▶ Records for this exercise:
----

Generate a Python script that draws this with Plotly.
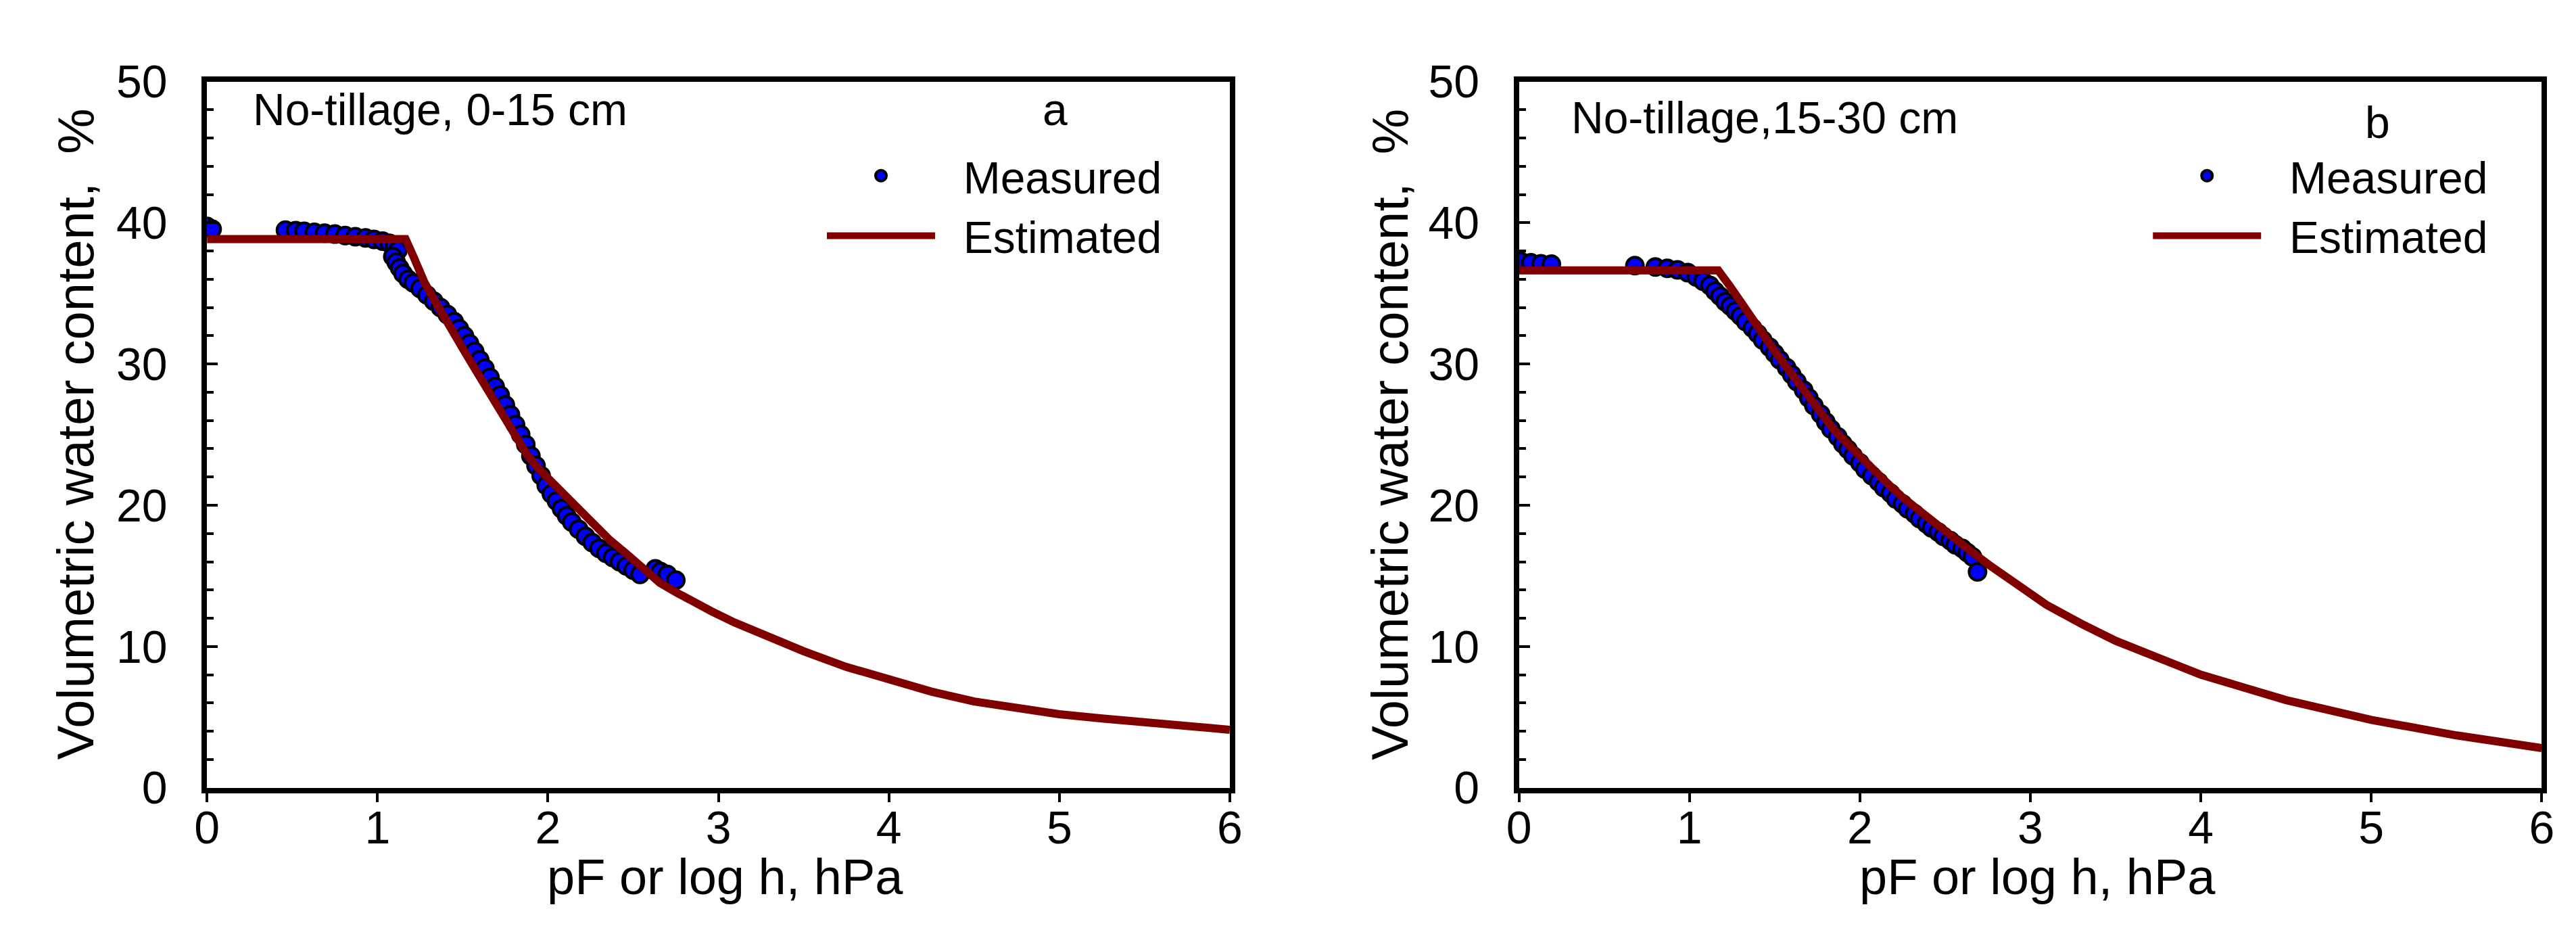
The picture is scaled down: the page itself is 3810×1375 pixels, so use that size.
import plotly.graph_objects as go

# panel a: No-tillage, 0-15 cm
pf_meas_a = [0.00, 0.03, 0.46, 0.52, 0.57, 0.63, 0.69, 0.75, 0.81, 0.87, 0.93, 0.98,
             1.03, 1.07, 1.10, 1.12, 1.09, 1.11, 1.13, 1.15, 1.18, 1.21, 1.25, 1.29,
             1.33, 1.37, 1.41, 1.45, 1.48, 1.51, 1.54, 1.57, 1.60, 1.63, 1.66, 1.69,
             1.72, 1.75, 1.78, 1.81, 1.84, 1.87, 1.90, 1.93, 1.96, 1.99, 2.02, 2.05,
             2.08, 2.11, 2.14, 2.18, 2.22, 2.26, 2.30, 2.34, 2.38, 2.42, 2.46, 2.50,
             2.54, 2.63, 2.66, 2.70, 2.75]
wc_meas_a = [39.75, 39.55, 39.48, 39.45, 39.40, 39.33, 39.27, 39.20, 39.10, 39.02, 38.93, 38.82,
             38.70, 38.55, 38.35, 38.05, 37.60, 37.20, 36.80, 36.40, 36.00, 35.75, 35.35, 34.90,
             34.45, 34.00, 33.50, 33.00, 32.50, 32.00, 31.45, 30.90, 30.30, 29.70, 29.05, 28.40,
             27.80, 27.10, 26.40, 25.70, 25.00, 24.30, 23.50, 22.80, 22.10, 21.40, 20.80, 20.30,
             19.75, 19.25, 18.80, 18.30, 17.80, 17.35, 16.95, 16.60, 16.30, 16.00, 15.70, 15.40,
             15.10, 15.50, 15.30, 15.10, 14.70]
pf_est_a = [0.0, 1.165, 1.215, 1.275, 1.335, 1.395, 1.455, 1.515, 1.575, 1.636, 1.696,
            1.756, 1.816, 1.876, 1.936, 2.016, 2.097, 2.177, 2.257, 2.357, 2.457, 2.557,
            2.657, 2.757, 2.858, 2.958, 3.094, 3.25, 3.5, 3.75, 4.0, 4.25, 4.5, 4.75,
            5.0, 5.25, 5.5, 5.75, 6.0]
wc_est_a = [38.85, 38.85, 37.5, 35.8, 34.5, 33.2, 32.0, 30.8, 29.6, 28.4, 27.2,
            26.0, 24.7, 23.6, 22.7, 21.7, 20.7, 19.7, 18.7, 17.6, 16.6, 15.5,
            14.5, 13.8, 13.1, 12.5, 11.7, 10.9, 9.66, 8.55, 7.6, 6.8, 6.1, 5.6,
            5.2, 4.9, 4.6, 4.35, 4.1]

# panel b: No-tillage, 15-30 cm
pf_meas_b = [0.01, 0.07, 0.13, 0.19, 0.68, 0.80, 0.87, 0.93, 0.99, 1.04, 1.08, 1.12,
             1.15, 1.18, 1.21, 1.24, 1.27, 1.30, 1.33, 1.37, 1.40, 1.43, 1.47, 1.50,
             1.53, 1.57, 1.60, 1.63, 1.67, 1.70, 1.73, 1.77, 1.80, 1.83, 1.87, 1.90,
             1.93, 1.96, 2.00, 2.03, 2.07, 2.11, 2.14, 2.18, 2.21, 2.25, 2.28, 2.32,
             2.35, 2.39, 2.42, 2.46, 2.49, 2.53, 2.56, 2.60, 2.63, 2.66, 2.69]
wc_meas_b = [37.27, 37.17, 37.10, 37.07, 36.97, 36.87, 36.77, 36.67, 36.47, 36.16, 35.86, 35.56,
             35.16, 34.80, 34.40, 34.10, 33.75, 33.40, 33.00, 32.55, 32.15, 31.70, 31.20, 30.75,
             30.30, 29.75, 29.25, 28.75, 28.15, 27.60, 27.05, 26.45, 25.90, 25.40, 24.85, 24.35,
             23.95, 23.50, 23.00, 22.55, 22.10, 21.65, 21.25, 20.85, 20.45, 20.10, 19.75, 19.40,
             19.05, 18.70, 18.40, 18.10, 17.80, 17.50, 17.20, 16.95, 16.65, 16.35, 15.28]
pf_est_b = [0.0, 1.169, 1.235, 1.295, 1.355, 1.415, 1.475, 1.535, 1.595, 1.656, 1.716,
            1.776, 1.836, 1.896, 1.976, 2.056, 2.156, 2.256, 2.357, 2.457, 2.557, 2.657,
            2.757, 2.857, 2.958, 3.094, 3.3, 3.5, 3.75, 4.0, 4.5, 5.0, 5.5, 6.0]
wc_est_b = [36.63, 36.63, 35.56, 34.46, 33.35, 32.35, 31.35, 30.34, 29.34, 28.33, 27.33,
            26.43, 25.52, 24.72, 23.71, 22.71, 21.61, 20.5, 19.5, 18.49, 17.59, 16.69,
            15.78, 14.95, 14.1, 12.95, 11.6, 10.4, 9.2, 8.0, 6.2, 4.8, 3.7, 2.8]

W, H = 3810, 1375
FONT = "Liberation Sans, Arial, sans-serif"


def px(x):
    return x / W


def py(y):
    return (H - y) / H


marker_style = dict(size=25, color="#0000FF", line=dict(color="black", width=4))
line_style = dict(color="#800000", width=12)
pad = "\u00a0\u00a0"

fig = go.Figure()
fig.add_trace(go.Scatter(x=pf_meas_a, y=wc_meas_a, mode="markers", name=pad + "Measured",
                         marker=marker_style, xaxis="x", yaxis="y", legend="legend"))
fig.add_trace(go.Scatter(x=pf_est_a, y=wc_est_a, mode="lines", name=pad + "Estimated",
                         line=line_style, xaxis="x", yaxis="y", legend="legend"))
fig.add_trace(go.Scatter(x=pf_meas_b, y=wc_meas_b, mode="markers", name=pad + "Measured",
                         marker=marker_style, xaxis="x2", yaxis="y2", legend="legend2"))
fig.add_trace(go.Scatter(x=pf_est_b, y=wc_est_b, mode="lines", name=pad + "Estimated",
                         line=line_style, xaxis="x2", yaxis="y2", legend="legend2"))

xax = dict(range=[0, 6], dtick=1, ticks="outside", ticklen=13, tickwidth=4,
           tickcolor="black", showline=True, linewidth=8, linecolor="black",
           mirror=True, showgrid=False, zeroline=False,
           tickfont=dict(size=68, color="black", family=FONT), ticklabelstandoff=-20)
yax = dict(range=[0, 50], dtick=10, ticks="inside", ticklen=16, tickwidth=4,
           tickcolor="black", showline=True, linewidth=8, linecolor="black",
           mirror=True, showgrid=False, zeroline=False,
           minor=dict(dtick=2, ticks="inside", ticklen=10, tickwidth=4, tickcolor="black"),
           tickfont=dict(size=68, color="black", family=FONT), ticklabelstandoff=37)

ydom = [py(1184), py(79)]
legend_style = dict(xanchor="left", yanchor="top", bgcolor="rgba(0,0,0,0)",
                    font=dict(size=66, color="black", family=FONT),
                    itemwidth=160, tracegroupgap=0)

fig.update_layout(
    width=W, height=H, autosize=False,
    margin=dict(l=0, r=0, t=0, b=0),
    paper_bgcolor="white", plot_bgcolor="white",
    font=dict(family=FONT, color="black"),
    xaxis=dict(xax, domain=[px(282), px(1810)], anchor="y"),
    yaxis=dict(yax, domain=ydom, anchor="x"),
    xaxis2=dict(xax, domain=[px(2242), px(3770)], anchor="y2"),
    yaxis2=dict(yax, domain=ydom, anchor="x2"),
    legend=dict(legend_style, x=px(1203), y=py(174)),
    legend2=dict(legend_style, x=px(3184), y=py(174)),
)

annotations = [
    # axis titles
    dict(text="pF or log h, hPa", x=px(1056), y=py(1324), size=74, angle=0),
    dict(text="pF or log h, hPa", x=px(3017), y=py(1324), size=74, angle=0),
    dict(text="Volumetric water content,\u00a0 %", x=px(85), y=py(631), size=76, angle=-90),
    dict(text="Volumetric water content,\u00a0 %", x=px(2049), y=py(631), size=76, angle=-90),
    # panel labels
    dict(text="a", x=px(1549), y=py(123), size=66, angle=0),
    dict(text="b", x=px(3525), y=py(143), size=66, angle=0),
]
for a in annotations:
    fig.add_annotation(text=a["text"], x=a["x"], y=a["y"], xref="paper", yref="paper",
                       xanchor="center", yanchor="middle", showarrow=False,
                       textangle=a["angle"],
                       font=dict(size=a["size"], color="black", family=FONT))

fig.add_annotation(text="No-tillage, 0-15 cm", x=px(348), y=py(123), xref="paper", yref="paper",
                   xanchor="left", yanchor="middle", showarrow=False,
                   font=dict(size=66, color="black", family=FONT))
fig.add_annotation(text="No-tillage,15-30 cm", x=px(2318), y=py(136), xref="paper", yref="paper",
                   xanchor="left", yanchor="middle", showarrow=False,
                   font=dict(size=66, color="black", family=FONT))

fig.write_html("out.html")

----

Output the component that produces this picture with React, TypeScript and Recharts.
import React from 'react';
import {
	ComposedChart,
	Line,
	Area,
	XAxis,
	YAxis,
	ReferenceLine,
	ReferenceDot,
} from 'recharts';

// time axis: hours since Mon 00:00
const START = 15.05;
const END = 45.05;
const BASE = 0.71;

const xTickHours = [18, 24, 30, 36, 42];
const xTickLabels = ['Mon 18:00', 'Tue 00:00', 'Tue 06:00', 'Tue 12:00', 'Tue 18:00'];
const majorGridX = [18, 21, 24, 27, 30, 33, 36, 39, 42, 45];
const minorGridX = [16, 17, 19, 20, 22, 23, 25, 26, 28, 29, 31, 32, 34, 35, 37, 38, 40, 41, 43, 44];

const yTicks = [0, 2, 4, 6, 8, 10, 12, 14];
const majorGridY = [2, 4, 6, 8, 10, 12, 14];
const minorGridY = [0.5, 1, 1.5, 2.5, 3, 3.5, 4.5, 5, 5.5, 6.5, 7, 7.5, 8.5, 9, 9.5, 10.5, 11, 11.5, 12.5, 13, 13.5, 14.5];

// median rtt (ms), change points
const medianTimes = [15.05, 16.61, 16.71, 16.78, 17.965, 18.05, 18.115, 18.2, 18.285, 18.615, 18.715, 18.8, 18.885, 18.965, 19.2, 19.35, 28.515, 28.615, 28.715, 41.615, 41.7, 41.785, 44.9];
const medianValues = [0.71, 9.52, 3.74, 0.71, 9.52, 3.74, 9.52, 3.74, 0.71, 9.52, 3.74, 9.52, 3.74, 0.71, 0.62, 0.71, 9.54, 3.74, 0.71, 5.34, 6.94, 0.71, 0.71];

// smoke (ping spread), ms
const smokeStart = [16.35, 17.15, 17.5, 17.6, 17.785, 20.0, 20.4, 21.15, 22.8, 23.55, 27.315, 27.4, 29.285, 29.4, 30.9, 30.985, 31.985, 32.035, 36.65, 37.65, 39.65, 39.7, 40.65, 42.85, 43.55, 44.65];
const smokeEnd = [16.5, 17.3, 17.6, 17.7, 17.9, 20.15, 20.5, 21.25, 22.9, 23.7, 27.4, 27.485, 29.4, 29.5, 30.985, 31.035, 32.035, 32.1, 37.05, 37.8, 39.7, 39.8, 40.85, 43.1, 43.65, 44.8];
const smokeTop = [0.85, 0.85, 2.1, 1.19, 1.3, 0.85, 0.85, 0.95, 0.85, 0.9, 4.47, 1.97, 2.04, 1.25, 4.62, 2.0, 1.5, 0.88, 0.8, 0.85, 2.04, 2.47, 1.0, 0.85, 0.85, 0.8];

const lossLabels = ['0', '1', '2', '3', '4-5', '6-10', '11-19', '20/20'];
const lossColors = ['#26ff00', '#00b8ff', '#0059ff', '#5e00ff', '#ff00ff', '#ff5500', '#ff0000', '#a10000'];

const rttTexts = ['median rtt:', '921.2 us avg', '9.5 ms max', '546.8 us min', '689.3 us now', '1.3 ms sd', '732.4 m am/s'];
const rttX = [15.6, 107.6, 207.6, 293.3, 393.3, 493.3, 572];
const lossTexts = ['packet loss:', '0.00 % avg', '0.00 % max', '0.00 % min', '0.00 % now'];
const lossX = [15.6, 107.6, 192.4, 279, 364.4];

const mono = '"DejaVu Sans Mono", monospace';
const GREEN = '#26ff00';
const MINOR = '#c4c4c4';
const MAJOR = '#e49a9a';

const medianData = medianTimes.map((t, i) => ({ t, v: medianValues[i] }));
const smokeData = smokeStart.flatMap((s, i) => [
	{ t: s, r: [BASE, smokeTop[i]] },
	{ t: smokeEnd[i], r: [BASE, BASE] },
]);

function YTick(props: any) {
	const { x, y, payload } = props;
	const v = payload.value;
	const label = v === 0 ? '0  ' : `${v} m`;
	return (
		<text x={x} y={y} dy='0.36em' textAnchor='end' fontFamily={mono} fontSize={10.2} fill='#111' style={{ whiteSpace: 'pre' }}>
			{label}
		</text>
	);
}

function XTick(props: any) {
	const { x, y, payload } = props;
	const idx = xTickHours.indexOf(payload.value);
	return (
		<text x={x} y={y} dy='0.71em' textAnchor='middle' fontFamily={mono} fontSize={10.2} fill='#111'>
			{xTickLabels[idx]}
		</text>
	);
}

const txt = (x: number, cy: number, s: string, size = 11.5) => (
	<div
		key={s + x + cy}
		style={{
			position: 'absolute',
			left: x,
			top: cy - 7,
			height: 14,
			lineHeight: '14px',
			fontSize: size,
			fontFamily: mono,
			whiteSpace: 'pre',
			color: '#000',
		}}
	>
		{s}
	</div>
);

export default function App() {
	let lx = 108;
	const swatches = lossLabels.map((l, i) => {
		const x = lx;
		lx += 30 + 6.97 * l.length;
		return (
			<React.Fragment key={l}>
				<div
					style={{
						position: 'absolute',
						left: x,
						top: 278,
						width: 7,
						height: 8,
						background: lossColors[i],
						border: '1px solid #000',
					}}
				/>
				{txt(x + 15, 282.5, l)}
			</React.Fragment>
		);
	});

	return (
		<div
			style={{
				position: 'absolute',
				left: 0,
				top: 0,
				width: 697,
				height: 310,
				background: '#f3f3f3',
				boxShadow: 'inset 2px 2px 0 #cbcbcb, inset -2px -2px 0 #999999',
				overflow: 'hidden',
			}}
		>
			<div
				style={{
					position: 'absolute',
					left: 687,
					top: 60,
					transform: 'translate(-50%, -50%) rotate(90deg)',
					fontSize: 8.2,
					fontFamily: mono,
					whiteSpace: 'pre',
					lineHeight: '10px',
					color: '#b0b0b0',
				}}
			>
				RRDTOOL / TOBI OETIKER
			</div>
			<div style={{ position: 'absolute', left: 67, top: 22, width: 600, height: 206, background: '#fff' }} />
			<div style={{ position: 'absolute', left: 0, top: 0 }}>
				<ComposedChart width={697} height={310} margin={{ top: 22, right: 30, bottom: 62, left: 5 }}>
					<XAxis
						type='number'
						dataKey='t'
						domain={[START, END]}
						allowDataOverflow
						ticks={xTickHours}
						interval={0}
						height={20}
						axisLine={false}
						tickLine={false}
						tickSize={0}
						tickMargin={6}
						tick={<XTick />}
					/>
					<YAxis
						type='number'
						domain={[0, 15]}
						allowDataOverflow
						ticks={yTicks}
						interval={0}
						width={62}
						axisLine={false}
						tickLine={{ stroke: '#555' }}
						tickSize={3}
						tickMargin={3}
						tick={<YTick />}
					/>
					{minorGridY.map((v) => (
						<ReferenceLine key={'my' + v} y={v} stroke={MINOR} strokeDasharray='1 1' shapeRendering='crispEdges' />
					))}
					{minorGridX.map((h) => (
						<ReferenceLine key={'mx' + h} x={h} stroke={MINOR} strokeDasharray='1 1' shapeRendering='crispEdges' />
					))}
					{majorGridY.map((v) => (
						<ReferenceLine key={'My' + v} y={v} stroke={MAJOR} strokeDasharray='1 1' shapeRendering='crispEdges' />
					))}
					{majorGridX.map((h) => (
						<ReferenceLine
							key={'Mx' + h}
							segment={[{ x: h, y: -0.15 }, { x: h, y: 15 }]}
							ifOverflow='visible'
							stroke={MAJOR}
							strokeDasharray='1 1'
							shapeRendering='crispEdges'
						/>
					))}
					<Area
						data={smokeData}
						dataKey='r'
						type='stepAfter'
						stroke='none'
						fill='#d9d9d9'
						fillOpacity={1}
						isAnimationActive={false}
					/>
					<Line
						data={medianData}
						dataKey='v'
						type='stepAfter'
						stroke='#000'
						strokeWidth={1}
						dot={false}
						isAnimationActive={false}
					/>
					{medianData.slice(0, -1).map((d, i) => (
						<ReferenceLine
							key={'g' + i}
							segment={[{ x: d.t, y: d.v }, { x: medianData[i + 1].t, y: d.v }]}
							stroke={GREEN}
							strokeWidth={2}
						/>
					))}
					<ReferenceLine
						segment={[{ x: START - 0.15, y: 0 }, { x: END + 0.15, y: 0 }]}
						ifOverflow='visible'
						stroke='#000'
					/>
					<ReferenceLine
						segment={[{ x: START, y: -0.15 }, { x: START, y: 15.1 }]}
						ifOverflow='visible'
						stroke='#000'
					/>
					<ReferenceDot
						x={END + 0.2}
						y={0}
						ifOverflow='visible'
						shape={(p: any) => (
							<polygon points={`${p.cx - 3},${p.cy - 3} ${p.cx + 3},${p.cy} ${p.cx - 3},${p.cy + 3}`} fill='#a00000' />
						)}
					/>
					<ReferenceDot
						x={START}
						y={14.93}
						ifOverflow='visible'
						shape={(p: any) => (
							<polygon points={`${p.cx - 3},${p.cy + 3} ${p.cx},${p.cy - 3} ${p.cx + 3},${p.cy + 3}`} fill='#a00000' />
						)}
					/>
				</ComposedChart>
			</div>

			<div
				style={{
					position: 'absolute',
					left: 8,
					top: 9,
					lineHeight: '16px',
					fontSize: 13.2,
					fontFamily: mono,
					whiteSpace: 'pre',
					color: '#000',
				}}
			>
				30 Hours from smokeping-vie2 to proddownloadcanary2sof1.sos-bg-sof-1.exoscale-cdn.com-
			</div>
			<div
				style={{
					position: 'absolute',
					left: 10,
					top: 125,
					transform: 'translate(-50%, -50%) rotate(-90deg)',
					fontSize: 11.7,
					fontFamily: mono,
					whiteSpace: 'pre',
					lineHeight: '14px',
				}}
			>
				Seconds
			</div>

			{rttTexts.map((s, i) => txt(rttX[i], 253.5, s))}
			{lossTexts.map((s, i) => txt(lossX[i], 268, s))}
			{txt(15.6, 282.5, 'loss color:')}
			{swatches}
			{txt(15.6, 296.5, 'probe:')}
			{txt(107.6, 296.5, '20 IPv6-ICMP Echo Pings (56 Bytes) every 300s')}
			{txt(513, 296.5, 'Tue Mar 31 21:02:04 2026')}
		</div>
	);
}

----

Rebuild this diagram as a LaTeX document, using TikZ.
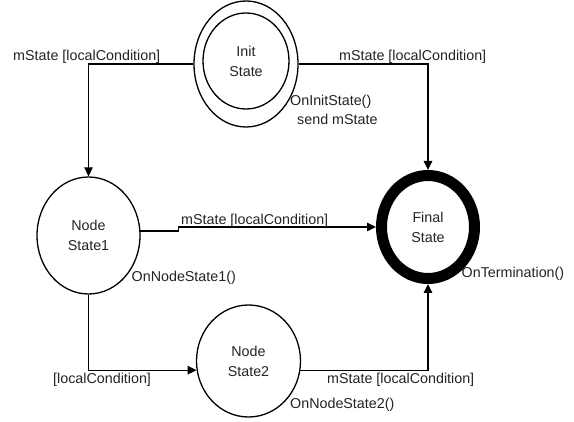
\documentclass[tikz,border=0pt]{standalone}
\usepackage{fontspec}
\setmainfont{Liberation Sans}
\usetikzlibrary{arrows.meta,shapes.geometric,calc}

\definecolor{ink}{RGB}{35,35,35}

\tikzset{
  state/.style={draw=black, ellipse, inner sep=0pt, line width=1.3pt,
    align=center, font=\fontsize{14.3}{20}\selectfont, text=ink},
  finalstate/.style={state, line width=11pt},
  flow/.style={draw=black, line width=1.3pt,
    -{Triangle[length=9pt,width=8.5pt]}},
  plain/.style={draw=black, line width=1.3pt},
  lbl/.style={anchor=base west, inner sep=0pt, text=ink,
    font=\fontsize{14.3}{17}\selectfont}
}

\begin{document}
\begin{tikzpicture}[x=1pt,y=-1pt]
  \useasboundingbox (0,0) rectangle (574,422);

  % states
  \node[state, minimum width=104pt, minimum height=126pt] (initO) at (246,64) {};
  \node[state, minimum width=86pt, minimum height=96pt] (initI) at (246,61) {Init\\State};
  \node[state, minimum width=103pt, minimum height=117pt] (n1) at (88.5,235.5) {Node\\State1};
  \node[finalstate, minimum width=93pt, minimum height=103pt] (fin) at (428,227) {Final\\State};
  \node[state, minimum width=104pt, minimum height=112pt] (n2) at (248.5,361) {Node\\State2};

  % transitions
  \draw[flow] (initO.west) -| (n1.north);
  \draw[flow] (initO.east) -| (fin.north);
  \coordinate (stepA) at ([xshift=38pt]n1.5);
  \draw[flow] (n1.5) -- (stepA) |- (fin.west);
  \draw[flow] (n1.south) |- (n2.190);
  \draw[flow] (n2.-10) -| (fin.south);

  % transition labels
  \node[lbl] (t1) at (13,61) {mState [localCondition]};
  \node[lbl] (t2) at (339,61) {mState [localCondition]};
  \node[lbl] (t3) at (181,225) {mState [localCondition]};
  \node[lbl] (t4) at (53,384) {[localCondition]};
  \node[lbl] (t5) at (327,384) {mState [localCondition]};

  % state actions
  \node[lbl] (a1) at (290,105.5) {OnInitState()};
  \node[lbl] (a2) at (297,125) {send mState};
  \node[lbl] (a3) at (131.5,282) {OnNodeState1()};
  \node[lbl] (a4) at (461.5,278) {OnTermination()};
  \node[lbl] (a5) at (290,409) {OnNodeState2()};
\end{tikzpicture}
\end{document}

----

▶ Written problem: Retype the section that opens with the line holding "Generate a Python" and closes with the line holding "import plotly.graph_objects as go", exactly as it reads, without any pictures.

▶ Answer for this exercise:
Generate a Python script that draws this with Plotly.
The picture is scaled down: the page itself is 3810×1375 pixels, so use that size.
import plotly.graph_objects as go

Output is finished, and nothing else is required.